A member of Woolverstone Parish Council has hit out at a decision by the Department for Communities and Local Government to allow an application for a housing development in the Shotley peninsula to continue.

In a letter to the EADT, Laurie Mayer said giving the go-ahead to the development at the HMS Ganges site in Shotley Gate demonstrated “confusion at the heart of the government policy on planning”.

In November Babergh District Council (BDC) gave conditional approval to an application by developer Haylink which would see 285 homes, a 60-bed nursing home, a hotel and retail and commercial buildings erected on the former naval site.

But in December the DCLG advised that they would be reviewing the application to see if it should be ‘called in’ for consideration by the Secretary of State.

Now they have announced that the application will not be ‘called in’ and BDC can proceed as planned.

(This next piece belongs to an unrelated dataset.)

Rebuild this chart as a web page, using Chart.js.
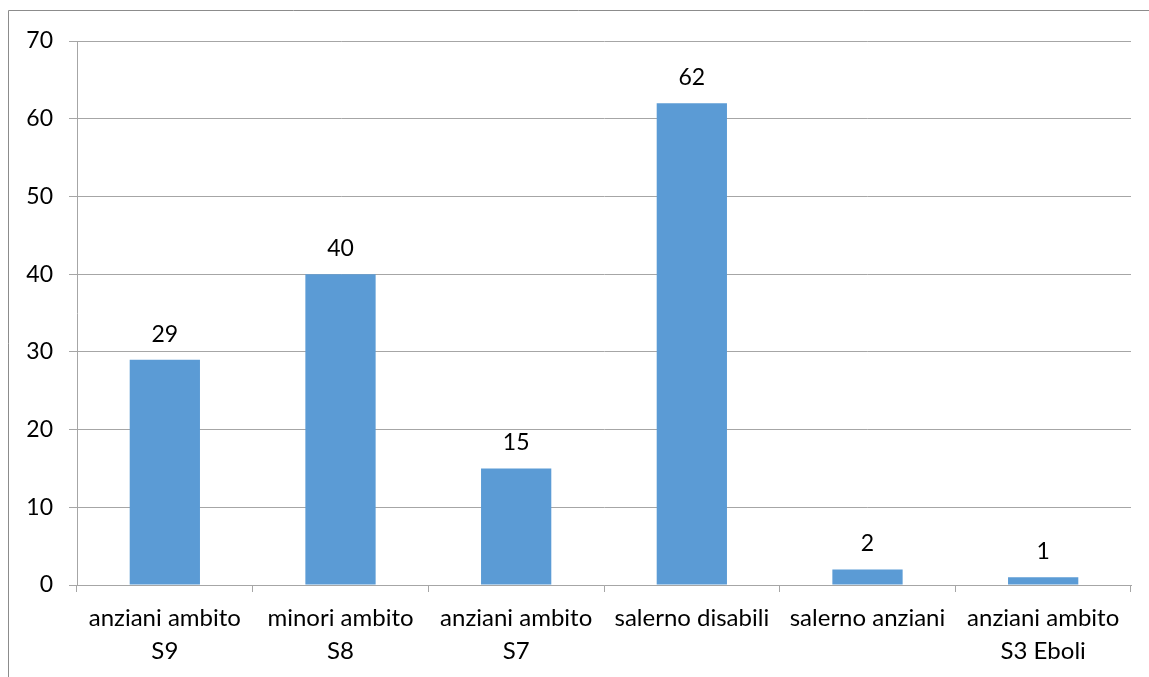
<!DOCTYPE html>
<html>
<head>
<meta charset="utf-8">
<script src="https://cdn.jsdelivr.net/npm/chart.js@4/dist/chart.umd.min.js"></script>
<style>
  body { margin: 0; background: #fff; }
  canvas { display: block; }
</style>
</head>
<body>
<canvas id="myChart" width="1149" height="677"></canvas>
<script>
var categories = [
  ["anziani ambito", "S9"],
  ["minori ambito", "S8"],
  ["anziani ambito", "S7"],
  "salerno disabili",
  "salerno anziani",
  ["anziani ambito", "S3 Eboli"]
];
var values = [29, 40, 15, 62, 2, 1];
var yTicks = [0, 10, 20, 30, 40, 50, 60, 70];

var gridGray = "#a6a6a6";
var fontFamily = "Lato, 'Open Sans', sans-serif";

// outer frame of the chart box (runs off the right and bottom edge)
var framePlugin = {
  id: "frame",
  beforeDraw: function (chart) {
    var c = chart.ctx;
    c.save();
    c.strokeStyle = "#8c8c8c";
    c.lineWidth = 1;
    c.beginPath();
    c.moveTo(8.5, 677);
    c.lineTo(8.5, 10.5);
    c.lineTo(1149, 10.5);
    c.stroke();
    c.restore();
  }
};

// value labels above the bars
var valueLabels = {
  id: "valueLabels",
  afterDatasetsDraw: function (chart) {
    var c = chart.ctx;
    var meta = chart.getDatasetMeta(0);
    c.save();
    c.font = "23px " + fontFamily;
    c.fillStyle = "#000";
    c.textAlign = "center";
    c.textBaseline = "alphabetic";
    meta.data.forEach(function (bar, i) {
      c.fillText(String(values[i]), bar.x, bar.y - 18);
    });
    c.restore();
  }
};

var ctx = document.getElementById("myChart");
var myChart = new Chart(ctx, {
  type: "bar",
  data: {
    labels: categories,
    datasets: [{
      data: values,
      backgroundColor: "#5b9bd5",
      borderWidth: 0,
      barPercentage: 0.4,
      categoryPercentage: 1.0
    }]
  },
  options: {
    responsive: false,
    animation: false,
    devicePixelRatio: 1,
    layout: { padding: { left: 0, top: 41, right: 18, bottom: 0 } },
    plugins: {
      legend: { display: false },
      tooltip: { enabled: false }
    },
    scales: {
      x: {
        offset: true,
        grid: {
          offset: true,
          drawOnChartArea: false,
          drawTicks: true,
          tickLength: 7,
          color: gridGray
        },
        border: { color: gridGray },
        ticks: {
          color: "#000",
          maxRotation: 0,
          autoSkip: false,
          padding: 9,
          font: { family: fontFamily, size: 24, lineHeight: 1.4 }
        },
        afterFit: function (scale) { scale.height = 92; }
      },
      y: {
        min: 0,
        max: 70,
        afterBuildTicks: function (scale) {
          scale.ticks = yTicks.map(function (v) { return { value: v }; });
        },
        grid: {
          color: gridGray,
          drawTicks: true,
          tickLength: 8
        },
        border: { color: gridGray },
        ticks: {
          color: "#000",
          padding: 16,
          font: { family: fontFamily, size: 23 }
        },
        afterFit: function (scale) { scale.width = 77; }
      }
    }
  },
  plugins: [framePlugin, valueLabels]
});
</script>
</body>
</html>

Mr Mayer said the decision empowered BDC to “ignore key national planning principles not only with impunity but with the active encouragement of central government in the name of localism”.

“Core principles such as sustainability, conservation and adequate infrastructure have been trashed in order to drive through the Ganges plan,” he said.

“Mr Pickles’ (Eric Pickles, Secretary of State for Communities and Local Government) decision is a recipe for chaos.

“It leaves communities up and down the country with no guidance on how to weigh differing or conflicting planning priorities.”

Mr Mayer added: “In 2007 the Secretary of State specifically stated: ‘The immediate advantage of meeting housing requirements does not take precedence over the need to provide well designed, sustainable communities and the long-term advantages than can be secured through the use of sustainable locations.’

“Mr Pickles has overturned this considered view... No explanation, no justification.

“If housing requirement indeed now trumps all other considerations, more and more remote, beautiful and supposedly protected rural areas like ours face the bulldozer and urbanisation.”

The application will now be approved provided BDC and Haylink can agree on mitigation conditions.

However last night Mr Mayer said no level of mitigation could make the development sustainable because the scale of it was “overwhelming”.

He added that opponents of the development would consider a legal challenge to the DCLG’s decision.

A spokesman for the DCLG said very few planning applications were called in for consideration by the Secretary of State and reiterated the points made in their letter to BDC that the proposals “didn’t involve a conflict with national policies on important matters”.